Tuesday, May 22, 2012

LightDHT - A lightweight python implementation of the Bittorrent distributed hashtable

I have always been fascinated by distributed data structures, but my efforts have always been dampened by the fact that they are really awkward to play with. In order to get anything that resembles real-life usage, you need to be running hundreds of nodes. Needless to say, wrangling hundreds of processes gets rather cumbersome. Fortunately, there are already thousands of people out there that are participating in one of the largest distributed data structures in operation today: the bittorrent distributed hashtable.

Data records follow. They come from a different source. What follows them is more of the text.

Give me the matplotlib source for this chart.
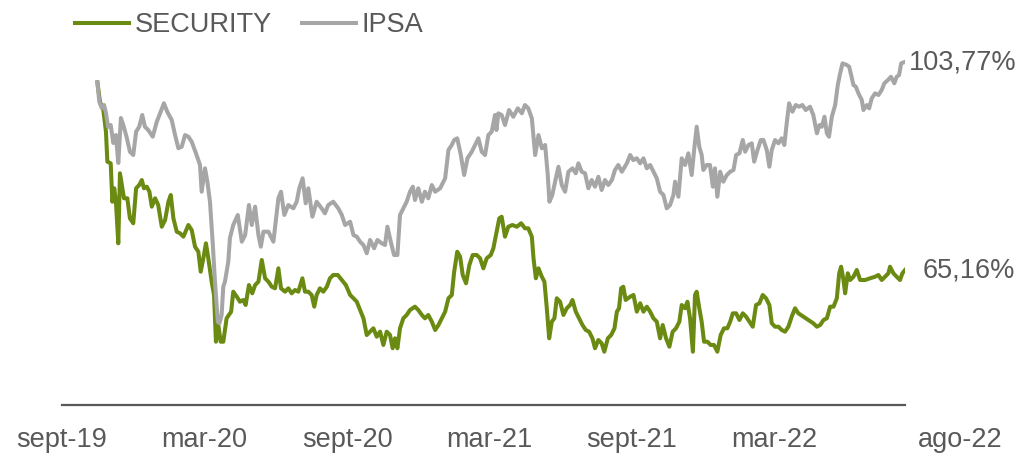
import matplotlib
matplotlib.use("Agg")
import matplotlib.pyplot as plt
import matplotlib.transforms as mtransforms

plt.rcParams['font.family'] = ['Liberation Sans', 'DejaVu Sans']

# x: months elapsed since 1 Sept 2019; values: index (start = 100)
ipsa_x = [1.49, 1.57, 1.67, 1.77, 1.85, 1.94, 2.05, 2.16, 2.27, 2.37, 2.48, 2.58, 2.72, 2.86, 3.0, 3.12, 3.25,
          3.38, 3.49, 3.63, 3.82, 3.99, 4.13, 4.29, 4.43, 4.62, 4.76, 4.9, 5.04, 5.18, 5.32, 5.46, 5.64, 5.81,
          5.88, 6.02, 6.12, 6.23, 6.35, 6.44, 6.56, 6.63, 6.72, 6.79, 6.86, 7.0, 7.07, 7.21, 7.4, 7.57, 7.71,
          7.87, 7.99, 8.13, 8.27, 8.37, 8.48, 8.69, 8.9, 9.11, 9.22, 9.36, 9.53, 9.74, 9.88, 9.99, 10.13, 10.26,
          10.37, 10.54, 10.72, 10.93, 11.07, 11.21, 11.42, 11.63, 11.78, 11.92, 12.13, 12.27, 12.41, 12.55,
          12.69, 12.83, 12.97, 13.14, 13.28, 13.46, 13.6, 13.7, 13.84, 13.98, 14.12, 14.23, 14.37, 14.51, 14.65,
          14.77, 14.86, 15.0, 15.15, 15.28, 15.42, 15.57, 15.71, 15.92, 16.13, 16.27, 16.41, 16.51, 16.64,
          16.79, 16.93, 17.07, 17.25, 17.39, 17.53, 17.67, 17.81, 17.95, 18.09, 18.23, 18.29, 18.37, 18.51,
          18.65, 18.82, 19.0, 19.19, 19.36, 19.49, 19.63, 19.78, 19.92, 20.06, 20.2, 20.34, 20.45, 20.52,
          20.64, 20.76, 20.9, 21.04, 21.18, 21.32, 21.49, 21.63, 21.74, 21.88, 22.02, 22.16, 22.3, 22.44,
          22.58, 22.72, 22.86, 23.0, 23.15, 23.28, 23.42, 23.57, 23.78, 23.92, 24.05, 24.2, 24.34, 24.48,
          24.62, 24.76, 24.9, 25.04, 25.18, 25.32, 25.46, 25.6, 25.74, 25.81, 25.95, 26.09, 26.23, 26.37,
          26.51, 26.62, 26.72, 26.83, 26.93, 27.0, 27.14, 27.28, 27.4, 27.49, 27.59, 27.71, 27.84, 27.99,
          28.13, 28.27, 28.38, 28.52, 28.66, 28.76, 28.9, 29.04, 29.14, 29.28, 29.42, 29.53, 29.67, 29.78,
          29.88, 30.02, 30.16, 30.3, 30.41, 30.51, 30.61, 30.75, 30.89, 31.03, 31.17, 31.31, 31.49, 31.63,
          31.78, 31.89, 31.99, 32.1, 32.2, 32.29, 32.41, 32.55, 32.66, 32.76, 32.86, 33.04, 33.14, 33.22,
          33.32, 33.42, 33.53, 33.67, 33.74, 33.88, 33.98, 34.09, 34.23, 34.37, 34.51, 34.62, 34.77, 34.9,
          35.04, 35.14, 35.24, 35.33, 35.47]
ipsa_v = [100.0, 96.4, 95.24, 95.79, 94.3, 91.71, 92.08, 88.74, 90.22, 85.03, 93.38, 92.08, 89.85, 87.12, 86.51,
          90.84, 91.76, 93.94, 91.76, 91.15, 89.91, 92.69, 94.25, 96.11, 94.55, 93.01, 90.22, 87.76, 88.05,
          90.22, 89.91, 88.98, 86.83, 84.66, 79.7, 84.04, 81.56, 77.84, 69.81, 63.0, 55.57, 55.3, 56.82, 62.07,
          63.0, 66.71, 71.11, 73.52, 75.38, 70.42, 71.66, 77.23, 73.52, 76.92, 71.66, 69.49, 72.28, 72.28,
          70.42, 78.48, 79.7, 75.38, 77.23, 76.62, 77.84, 80.33, 82.19, 77.55, 80.33, 75.06, 77.84, 76.62,
          75.69, 77.23, 77.84, 76.62, 75.38, 73.52, 74.13, 71.66, 71.35, 70.42, 69.81, 68.27, 70.74, 69.2,
          70.74, 70.12, 69.81, 73.2, 70.42, 67.95, 67.95, 75.38, 76.62, 77.84, 79.7, 80.63, 78.16, 80.33,
          77.84, 79.7, 78.48, 80.94, 79.7, 80.33, 82.19, 87.44, 88.37, 89.3, 89.61, 86.51, 82.8, 85.9, 87.12,
          88.37, 89.61, 87.12, 86.51, 90.22, 90.84, 93.94, 91.15, 94.25, 93.94, 92.08, 94.86, 93.62, 95.18,
          94.25, 95.79, 95.18, 93.32, 86.51, 90.22, 87.76, 88.37, 82.8, 77.84, 79.09, 81.56, 84.34, 80.94,
          79.7, 83.41, 84.04, 83.12, 84.97, 83.41, 83.12, 80.33, 81.87, 80.63, 82.48, 80.02, 81.87, 80.94,
          81.87, 83.73, 84.66, 83.41, 84.97, 86.51, 85.58, 85.9, 84.97, 85.9, 84.04, 84.66, 83.41, 82.19,
          79.7, 79.09, 76.62, 77.23, 79.09, 81.56, 78.77, 85.9, 84.66, 86.83, 82.8, 87.76, 91.76, 88.05,
          86.51, 83.73, 84.66, 84.66, 80.63, 84.04, 78.77, 83.41, 81.56, 82.8, 83.41, 83.73, 86.51, 86.83,
          89.3, 87.12, 88.37, 88.68, 85.27, 87.44, 89.3, 89.3, 87.44, 84.34, 87.44, 89.3, 88.68, 89.61, 88.37,
          92.4, 96.11, 94.55, 95.79, 95.48, 95.79, 94.86, 95.48, 93.94, 90.54, 92.08, 91.76, 93.62, 90.54,
          89.91, 93.62, 95.79, 99.5, 101.68, 103.53, 103.22, 102.9, 101.36, 99.5, 99.19, 97.96, 96.72, 94.86,
          95.79, 95.18, 97.04, 97.96, 97.65, 98.58, 99.82, 100.43, 101.04, 99.82, 101.04, 101.36, 103.53,
          103.77]

sec_x = [1.49, 1.6, 1.74, 1.85, 1.91, 2.05, 2.12, 2.2, 2.27, 2.37, 2.44, 2.54, 2.61, 2.75, 2.86, 3.0, 3.12, 3.25,
         3.36, 3.45, 3.57, 3.68, 3.78, 3.92, 4.05, 4.2, 4.34, 4.48, 4.58, 4.69, 4.83, 4.97, 5.11, 5.32, 5.46,
         5.6, 5.74, 5.84, 5.95, 6.06, 6.16, 6.3, 6.4, 6.48, 6.58, 6.68, 6.79, 6.93, 7.12, 7.21, 7.36, 7.49,
         7.63, 7.73, 7.87, 8.01, 8.13, 8.27, 8.41, 8.55, 8.69, 8.83, 8.97, 9.11, 9.22, 9.39, 9.53, 9.67, 9.81,
         9.95, 10.12, 10.23, 10.37, 10.51, 10.62, 10.72, 10.86, 11.0, 11.15, 11.28, 11.42, 11.61, 11.78,
         11.95, 12.13, 12.27, 12.41, 12.55, 12.69, 12.83, 12.97, 13.11, 13.25, 13.39, 13.53, 13.67, 13.81,
         13.92, 14.02, 14.12, 14.23, 14.37, 14.51, 14.65, 14.86, 15.0, 15.15, 15.28, 15.42, 15.57, 15.71,
         15.85, 15.99, 16.13, 16.27, 16.41, 16.51, 16.64, 16.76, 16.87, 17.01, 17.15, 17.29, 17.46, 17.6,
         17.74, 17.88, 18.05, 18.16, 18.3, 18.41, 18.51, 18.65, 18.79, 18.96, 19.15, 19.33, 19.49, 19.63,
         19.78, 19.85, 19.95, 20.06, 20.2, 20.31, 20.41, 20.51, 20.62, 20.73, 20.83, 20.97, 21.11, 21.25,
         21.39, 21.49, 21.63, 21.77, 21.91, 22.05, 22.19, 22.33, 22.44, 22.58, 22.72, 22.83, 22.98, 23.12,
         23.26, 23.36, 23.45, 23.54, 23.63, 23.73, 23.92, 24.06, 24.2, 24.34, 24.48, 24.62, 24.76, 24.9,
         25.04, 25.18, 25.29, 25.43, 25.57, 25.71, 25.85, 25.99, 26.09, 26.23, 26.33, 26.44, 26.56, 26.65,
         26.72, 26.83, 26.93, 27.03, 27.17, 27.31, 27.45, 27.59, 27.73, 27.87, 28.01, 28.13, 28.24, 28.38,
         28.52, 28.66, 28.8, 28.94, 29.08, 29.22, 29.36, 29.5, 29.64, 29.78, 29.88, 30.02, 30.16, 30.3,
         30.44, 30.58, 30.72, 30.86, 31.0, 31.21, 31.42, 31.63, 31.78, 31.92, 32.06, 32.2, 32.34, 32.48,
         32.62, 32.72, 32.8, 32.9, 32.97, 33.08, 33.18, 33.32, 33.46, 33.6, 33.81, 34.02, 34.23, 34.37,
         34.51, 34.65, 34.79, 34.86, 35.0, 35.14, 35.28, 35.38, 35.49]
sec_v = [100.0, 96.4, 94.86, 90.84, 85.27, 84.97, 77.84, 80.33, 77.84, 70.12, 83.12, 80.33, 78.48, 78.48, 74.76,
         73.84, 80.33, 80.94, 81.87, 80.33, 80.63, 79.7, 76.92, 78.48, 77.23, 73.2, 74.45, 77.84, 79.09,
         74.76, 72.28, 71.98, 71.35, 73.52, 72.59, 69.49, 68.56, 64.85, 67.34, 70.12, 67.34, 63.0, 60.53,
         51.86, 54.96, 51.86, 51.86, 56.2, 57.43, 61.14, 60.21, 59.28, 59.6, 58.67, 62.38, 60.84, 62.38,
         63.0, 67.02, 63.63, 63.0, 62.07, 61.77, 65.48, 61.77, 61.14, 61.77, 60.84, 61.46, 61.14, 63.63,
         61.14, 61.14, 60.53, 58.36, 60.53, 61.77, 61.14, 62.07, 63.63, 64.24, 64.24, 63.31, 62.38, 60.53,
         59.92, 59.28, 57.74, 56.2, 53.1, 53.72, 54.35, 52.79, 53.72, 51.25, 53.72, 53.1, 50.64, 52.49,
         50.64, 54.35, 56.2, 56.82, 57.74, 58.36, 57.74, 56.82, 56.2, 56.82, 55.57, 54.03, 54.96, 56.2,
         57.43, 59.92, 60.53, 64.85, 68.56, 67.64, 64.24, 62.7, 66.1, 67.95, 67.95, 67.34, 65.48, 67.34,
         67.95, 69.2, 72.28, 74.76, 75.06, 71.35, 73.2, 73.52, 73.2, 73.84, 72.91, 72.91, 71.35, 67.34,
         63.63, 65.48, 63.92, 63.0, 58.06, 52.49, 55.57, 56.2, 59.92, 59.28, 56.82, 58.06, 58.67, 59.6,
         57.43, 56.2, 54.96, 54.03, 53.72, 52.49, 50.64, 52.18, 51.56, 50.0, 52.49, 53.1, 54.35, 57.43,
         58.06, 61.77, 62.07, 59.6, 60.21, 60.53, 57.43, 58.99, 57.43, 58.36, 57.43, 56.2, 55.57, 52.49,
         54.96, 52.49, 50.93, 53.72, 54.35, 55.57, 58.67, 58.06, 59.28, 56.2, 50.0, 60.53, 61.14, 58.06,
         55.57, 51.86, 51.86, 51.25, 51.25, 50.0, 53.1, 54.35, 54.35, 55.57, 57.13, 57.13, 55.89, 57.13,
         56.5, 55.57, 54.64, 58.67, 58.99, 60.53, 59.92, 58.67, 55.28, 54.64, 54.64, 54.03, 53.72, 54.64,
         56.5, 58.06, 57.13, 56.5, 55.89, 55.28, 54.64, 54.96, 55.89, 56.2, 58.36, 58.36, 59.92, 64.56,
         65.78, 63.31, 60.84, 64.56, 63.31, 63.92, 65.17, 63.31, 63.31, 63.63, 63.92, 64.24, 63.31, 63.92,
         64.56, 65.78, 64.56, 63.92, 63.31, 64.56, 65.16]

tick_pos = [0, 6, 12, 18, 24, 30]
tick_labels = ["sept-19", "mar-20", "sept-20", "mar-21", "sept-21", "mar-22"]
last_label = "ago-22"
last_label_pos = 37.8
series_names = ["SECURITY", "IPSA"]
end_labels = ["65,16%", "103,77%"]

SEC_COLOR = "#6B8A12"
IPSA_COLOR = "#A6A6A6"
TEXT_COLOR = "#595959"
FS = 19.5
LW = 2.9

fig = plt.figure(figsize=(10.23, 4.58), dpi=100)
ax = fig.add_axes([62 / 1023, 53 / 458, (905 - 62) / 1023, (405 - 40) / 458])

ax.plot(sec_x, sec_v, color=SEC_COLOR, lw=LW, label=series_names[0], solid_joinstyle='round')
ax.plot(ipsa_x, ipsa_v, color=IPSA_COLOR, lw=LW, label=series_names[1], solid_joinstyle='round')

ax.set_xlim(0, sec_x[-1])
ax.set_ylim(40.11, 107.86)

for s in ["top", "right", "left"]:
    ax.spines[s].set_visible(False)
ax.spines["bottom"].set_color(TEXT_COLOR)
ax.spines["bottom"].set_linewidth(1.6)
ax.set_yticks([])
ax.set_xticks(tick_pos)
ax.set_xticklabels(tick_labels, fontsize=FS, color=TEXT_COLOR)
ax.tick_params(axis="x", length=0, pad=16)

# final category label sits beyond the plotted range, aligned with the tick labels
ax.text(last_label_pos, 0, last_label, fontsize=FS, color=TEXT_COLOR, ha="center", va="top", clip_on=False,
        transform=ax.get_xaxis_transform() + mtransforms.ScaledTranslation(0, -16 / 72, fig.dpi_scale_trans))

ax.annotate(end_labels[1], xy=(ipsa_x[-1], ipsa_v[-1]), xytext=(4, 0), textcoords="offset pixels",
            fontsize=FS, color=TEXT_COLOR, ha="left", va="center", annotation_clip=False)
ax.annotate(end_labels[0], xy=(sec_x[-1], sec_v[-1]), xytext=(18, 0), textcoords="offset pixels",
            fontsize=FS, color=TEXT_COLOR, ha="left", va="center", annotation_clip=False)

leg = ax.legend(loc="center left", bbox_to_anchor=(75 / 1023, 1 - 25 / 458), bbox_transform=fig.transFigure,
                ncol=2, frameon=False, fontsize=FS, handlelength=2.0, handletextpad=0.2,
                columnspacing=1.1, borderpad=0, borderaxespad=0)
for t in leg.get_texts():
    t.set_color(TEXT_COLOR)

fig.savefig("out.png", dpi=100)
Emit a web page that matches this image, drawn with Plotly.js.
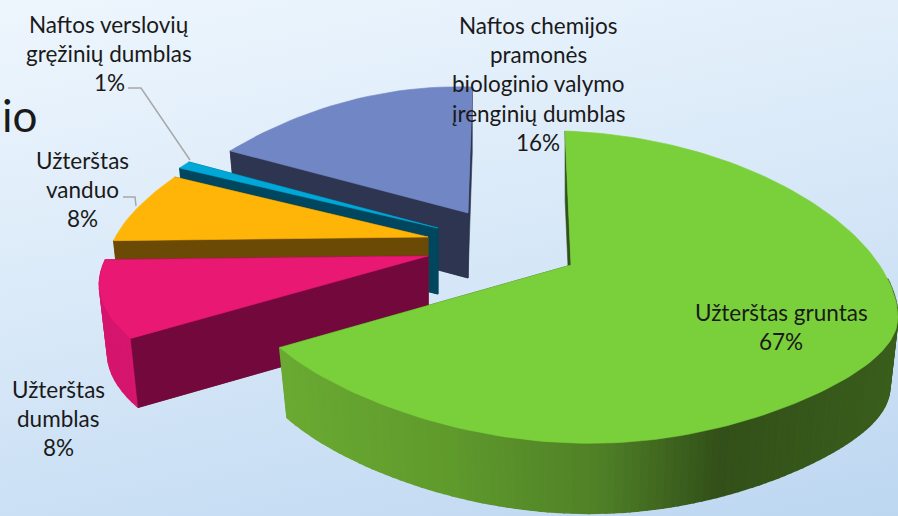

In order to facilitate experimentation with this wonderful system, I have written a simple python implementation of a DHT node. It is mostly (with a few exceptions -- see below) compliant with BEP0005. It should be able to act as a full member of the DHT, processing requests without disrupting the network.
Interested in playing around? Get the code on github!
From the documentation:
The aim of LightDHT is to provide a simple, flexible implementation of the Bittorrent DHT for use in research applications. If you want to trade files, you have come to the wrong place. LightDHT does not implement the actual file transfer parts of the bittorrent protocol. It only takes part in the DHT. 
The main philosophy of LightDHT comes down to two considerations: ease of use over performance and adaptability over scalability. 
In order to keep LightDHT easy to use, all DHT RPC calls are performed synchronously. This means that when you call a DHT method, your program will block until you have an answer to your request. That answer will be the return value of the function. This has the advantage that it keeps the logical program flow intact, and makes it more comfortable to use. 
In order to maintain O(log N) scaling across the network, BEP0005 (the standard governing the DHT) mandates that implementations use a bucket-based approach to the routing table. This enables the node to fulfill all requests in constant time and (more or less) constant memory. In LightDHT, we throw that recommendation to the wind. 
Since the main focus of LightDHT is reseach, we are going to keep around all the data we can. This means that we keep around every single node we know about. Since in practice the number of nodes is limited and the request rates are rather low, we do not bother keeping the routing table organized in a tree structure for quick lookups. Instead we keep it in a dictionary and sort on-demand. The performance penalty is well worth the reduced complexity of the implementation, and the flexibility of having all nodes in an easy to use data structure.